Problem: Go through the data and copy every line exactly, but not the images.

Source material:
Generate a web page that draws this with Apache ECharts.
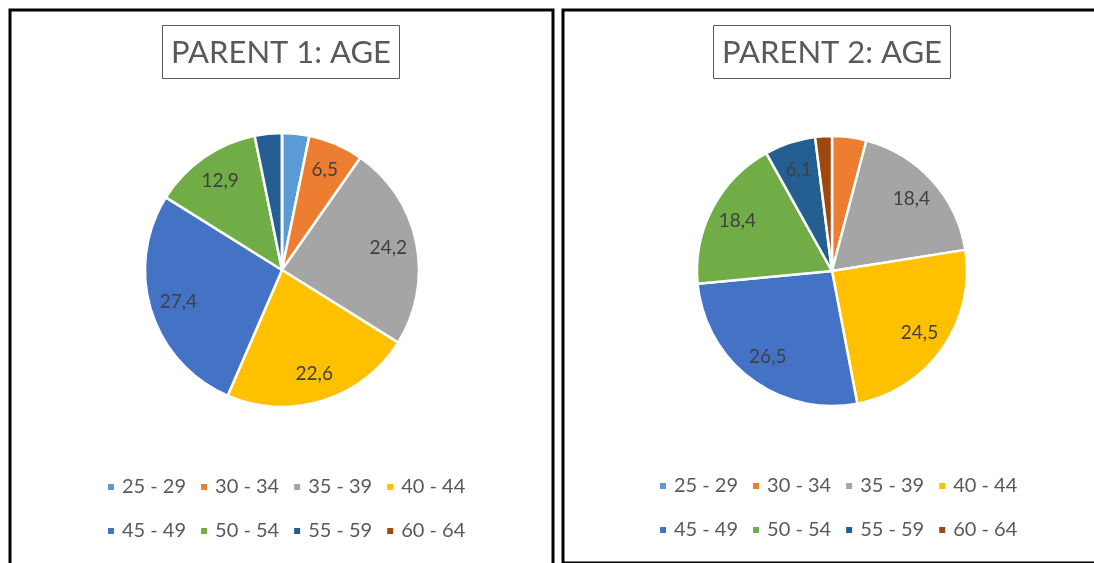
<!DOCTYPE html>
<html>
<head>
<meta charset="utf-8">
<script src="https://cdn.jsdelivr.net/npm/echarts@6/dist/echarts.min.js"></script>
<style>
  html, body { margin: 0; padding: 0; background: #fff; }
  #main { width: 1094px; height: 563px; }
</style>
</head>
<body>
<div id="main"></div>
<script type="text/javascript">
	// age groups and shares (%) for each parent
	var ageGroups = ['25 - 29', '30 - 34', '35 - 39', '40 - 44', '45 - 49', '50 - 54', '55 - 59', '60 - 64'];
	var parent1 = [3.2, 6.5, 24.2, 22.6, 27.4, 12.9, 3.2, 0];
	var parent2 = [0, 4.1, 18.4, 24.5, 26.5, 18.4, 6.1, 2.0];
	var titles = ['PARENT 1: AGE', 'PARENT 2: AGE'];

	var colors = ['#5B9BD5', '#ED7D31', '#A5A5A5', '#FFC000', '#4472C4', '#70AD47', '#255E91', '#9E480E'];
	var font = 'Lato, "Open Sans", sans-serif';

	var myChart = echarts.init(document.getElementById('main'));

	function toData(vals) {
		return ageGroups.map(function (name, i) {
			return { name: name, value: vals[i] };
		});
	}

	// excel-style: labels for small slices left out
	function labelData(vals) {
		return ageGroups.map(function (name, i) {
			return { name: name, value: vals[i], label: { show: vals[i] >= 5 } };
		});
	}

	function pieSeries(vals, cx, cy, r) {
		return [{
			type: 'pie',
			center: [cx, cy],
			radius: [0, r],
			startAngle: 90,
			clockwise: true,
			avoidLabelOverlap: false,
			silent: true,
			label: { show: false },
			labelLine: { show: false },
			itemStyle: { borderColor: '#fff', borderWidth: 2.5 },
			data: toData(vals)
		}, {
			// invisible ring only to put the labels further out
			type: 'pie',
			center: [cx, cy],
			radius: [r * 0.54, r],
			startAngle: 90,
			clockwise: true,
			avoidLabelOverlap: false,
			silent: true,
			itemStyle: { color: 'rgba(0,0,0,0)' },
			label: {
				position: 'inside',
				color: '#404040',
				fontFamily: font,
				fontSize: 19,
				formatter: function (p) { return String(p.value).replace('.', ','); }
			},
			labelLine: { show: false },
			data: labelData(vals)
		}];
	}

	function legendRow(names, left, top) {
		return {
			data: names,
			left: left,
			top: top,
			orient: 'horizontal',
			icon: 'rect',
			itemWidth: 8,
			itemHeight: 8,
			itemGap: 13,
			selectedMode: false,
			textStyle: { color: '#595959', fontFamily: font, fontSize: 20, padding: [0, 0, 0, 2] }
		};
	}

	function titleBox(text, cx) {
		return {
			text: text,
			left: cx,
			top: 25,
			textAlign: 'center',
			padding: [12, 9, 11, 9],
			borderColor: '#595959',
			borderWidth: 1,
			textStyle: { color: '#595959', fontFamily: font, fontSize: 31, fontWeight: 'normal' }
		};
	}

	var row1 = ageGroups.slice(0, 4);
	var row2 = ageGroups.slice(4);

	myChart.setOption({
		animation: false,
		color: colors,
		title: [titleBox(titles[0], 272), titleBox(titles[1], 823)],
		legend: [
			legendRow(row1, 101, 472),
			legendRow(row2, 101, 516),
			legendRow(row1, 653, 471),
			legendRow(row2, 653, 515)
		],
		graphic: [
			{ type: 'rect', shape: { x: 10, y: 10, width: 543, height: 600 }, style: { fill: 'none', stroke: '#000', lineWidth: 3 } },
			{ type: 'rect', shape: { x: 563, y: 10, width: 600, height: 553 }, style: { fill: 'none', stroke: '#000', lineWidth: 3 } }
		],
		series: pieSeries(parent1, 282, 270, 137).concat(pieSeries(parent2, 832, 271, 135))
	});
</script>
</body>
</html>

Written response:
Generate a web page that draws this with Apache ECharts.
<!DOCTYPE html>
<html>
<head>
<meta charset="utf-8">
<script src="https://cdn.jsdelivr.net/npm/echarts@6/dist/echarts.min.js"></script>
<style>
  html, body { margin: 0; padding: 0; background: #fff; }
  #main { width: 1094px; height: 563px; }
</style>
</head>
<body>
<div id="main"></div>
<script type="text/javascript">
	// age groups and shares (%) for each parent
	var ageGroups = ['25 - 29', '30 - 34', '35 - 39', '40 - 44', '45 - 49', '50 - 54', '55 - 59', '60 - 64'];
	var parent1 = [3.2, 6.5, 24.2, 22.6, 27.4, 12.9, 3.2, 0];
	var parent2 = [0, 4.1, 18.4, 24.5, 26.5, 18.4, 6.1, 2.0];
	var titles = ['PARENT 1: AGE', 'PARENT 2: AGE'];

	var colors = ['#5B9BD5', '#ED7D31', '#A5A5A5', '#FFC000', '#4472C4', '#70AD47', '#255E91', '#9E480E'];
	var font = 'Lato, "Open Sans", sans-serif';

	var myChart = echarts.init(document.getElementById('main'));

	function toData(vals) {
		return ageGroups.map(function (name, i) {
			return { name: name, value: vals[i] };
		});
	}

	// excel-style: labels for small slices left out
	function labelData(vals) {
		return ageGroups.map(function (name, i) {
			return { name: name, value: vals[i], label: { show: vals[i] >= 5 } };
		});
	}

	function pieSeries(vals, cx, cy, r) {
		return [{
			type: 'pie',
			center: [cx, cy],
			radius: [0, r],
			startAngle: 90,
			clockwise: true,
			avoidLabelOverlap: false,
			silent: true,
			label: { show: false },
			labelLine: { show: false },
			itemStyle: { borderColor: '#fff', borderWidth: 2.5 },
			data: toData(vals)
		}, {
			// invisible ring only to put the labels further out
			type: 'pie',
			center: [cx, cy],
			radius: [r * 0.54, r],
			startAngle: 90,
			clockwise: true,
			avoidLabelOverlap: false,
			silent: true,
			itemStyle: { color: 'rgba(0,0,0,0)' },
			label: {
				position: 'inside',
				color: '#404040',
				fontFamily: font,
				fontSize: 19,
				formatter: function (p) { return String(p.value).replace('.', ','); }
			},
			labelLine: { show: false },
			data: labelData(vals)
		}];
	}

	function legendRow(names, left, top) {
		return {
			data: names,
			left: left,
			top: top,
			orient: 'horizontal',
			icon: 'rect',
			itemWidth: 8,
			itemHeight: 8,
			itemGap: 13,
			selectedMode: false,
			textStyle: { color: '#595959', fontFamily: font, fontSize: 20, padding: [0, 0, 0, 2] }
		};
	}

	function titleBox(text, cx) {
		return {
			text: text,
			left: cx,
			top: 25,
			textAlign: 'center',
			padding: [12, 9, 11, 9],
			borderColor: '#595959',
			borderWidth: 1,
			textStyle: { color: '#595959', fontFamily: font, fontSize: 31, fontWeight: 'normal' }
		};
	}

	var row1 = ageGroups.slice(0, 4);
	var row2 = ageGroups.slice(4);

	myChart.setOption({
		animation: false,
		color: colors,
		title: [titleBox(titles[0], 272), titleBox(titles[1], 823)],
		legend: [
			legendRow(row1, 101, 472),
			legendRow(row2, 101, 516),
			legendRow(row1, 653, 471),
			legendRow(row2, 653, 515)
		],
		graphic: [
			{ type: 'rect', shape: { x: 10, y: 10, width: 543, height: 600 }, style: { fill: 'none', stroke: '#000', lineWidth: 3 } },
			{ type: 'rect', shape: { x: 563, y: 10, width: 600, height: 553 }, style: { fill: 'none', stroke: '#000', lineWidth: 3 } }
		],
		series: pieSeries(parent1, 282, 270, 137).concat(pieSeries(parent2, 832, 271, 135))
	});
</script>
</body>
</html>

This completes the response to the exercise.